Schwäbische Zeitung (Ravensburg / Weingarten)
Der Wandel geht zu langsam
Es ist Armutszeugnis und Warnsignal zugleich: 100 Jahre nachdem Frauen in Deutschland zum ersten Mal wählen durften, sitzen so wenig weibliche Abgeordnete im Deutschen Bundestag wie seit 20 Jahren nicht mehr. Nur jeden dritten Sitz hat eine Frau inne. Das liegt auch an der AfD und der FDP, die kaum Frauen nominiert haben. Baden-Württemberg krebst seit Jahren bundesweit auf den hinteren Rängen herum, wenn es um den Frauenanteil im Parlament geht. Derzeit liegt dieser bei unter einem Viertel, in Bayern bei ebenso wenig schmeichelhaften 27 Prozent.
Das ist beklagenswert, aber klagen allein reicht nicht. Zunächst einmal gilt es, die späten, aber deutlichen Fortschritte in Sachen Gleichberechtigung in Gesellschaft und Politik nicht kleinzureden: die erste Kanzlerin, die erste SPD-Parteivorsitzende und – dank Quote – mehr Frauen in Aufsichtsräten.
Doch der Wandel geht zu langsam. Noch immer verdienen Frauen im Schnitt weniger als Männer. Noch immer kümmern sich Frauen überwiegend um die Kinder oder pflegebedürftige Angehörige. Noch immer schützen sich Parteivertreter mit dem Argument, es wollten eben nur wenige Frauen Sitze in Parlamenten – dafür könnten die Männer ja nichts.
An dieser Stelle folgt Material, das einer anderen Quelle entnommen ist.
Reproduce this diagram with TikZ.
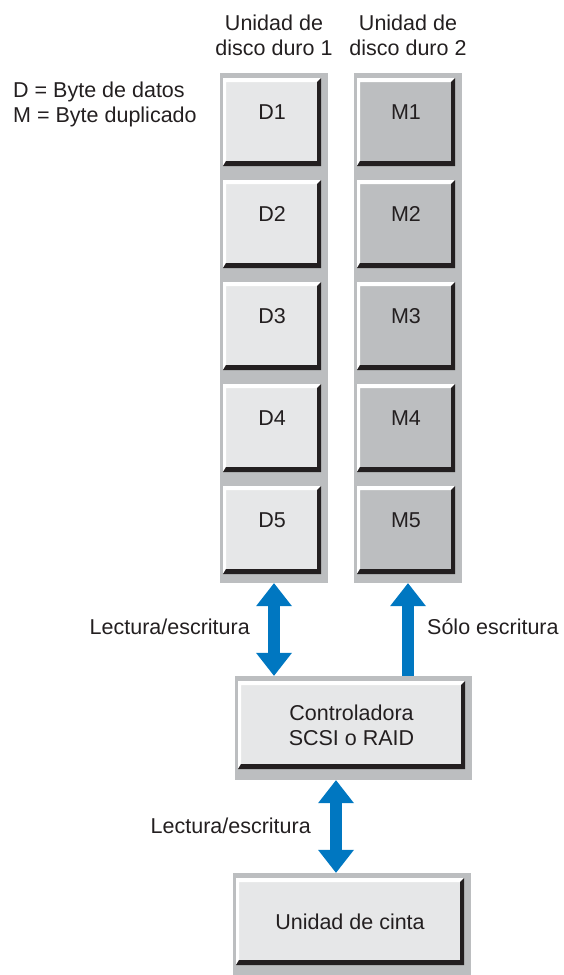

Tatsächlich ist dieses Argument gefährlich und es führt dazu, dass mittlerweile selbst Politikerinnen bei Konservativen und Liberalen eine Frauenquote fordern. Viele von ihnen haben geglaubt, die Einsicht ihrer Kollegen würde dazu führen, dass Parteien mehr tun, um talentierte Frauen für sich zu gewinnen.
Aber weit gefehlt. Einer der wesentlichen Gründe: Wer erfolgreich Politik machen möchte, sitzt abendelang in Versammlungen, verbringt Wochenenden mit Sitzungen. Viele Frauen können das nicht mit der Familie vereinbaren. Viele junge Menschen wollen das ebenfalls nicht mehr, unabhängig vom Geschlecht. Deshalb verlieren Parteien Mitglieder und haben Probleme, Posten zu besetzen. Wer darauf nicht reagiert, verliert weiter an Attraktivität. Überalterte, rein männliche Parlamente – das kann niemand wollen.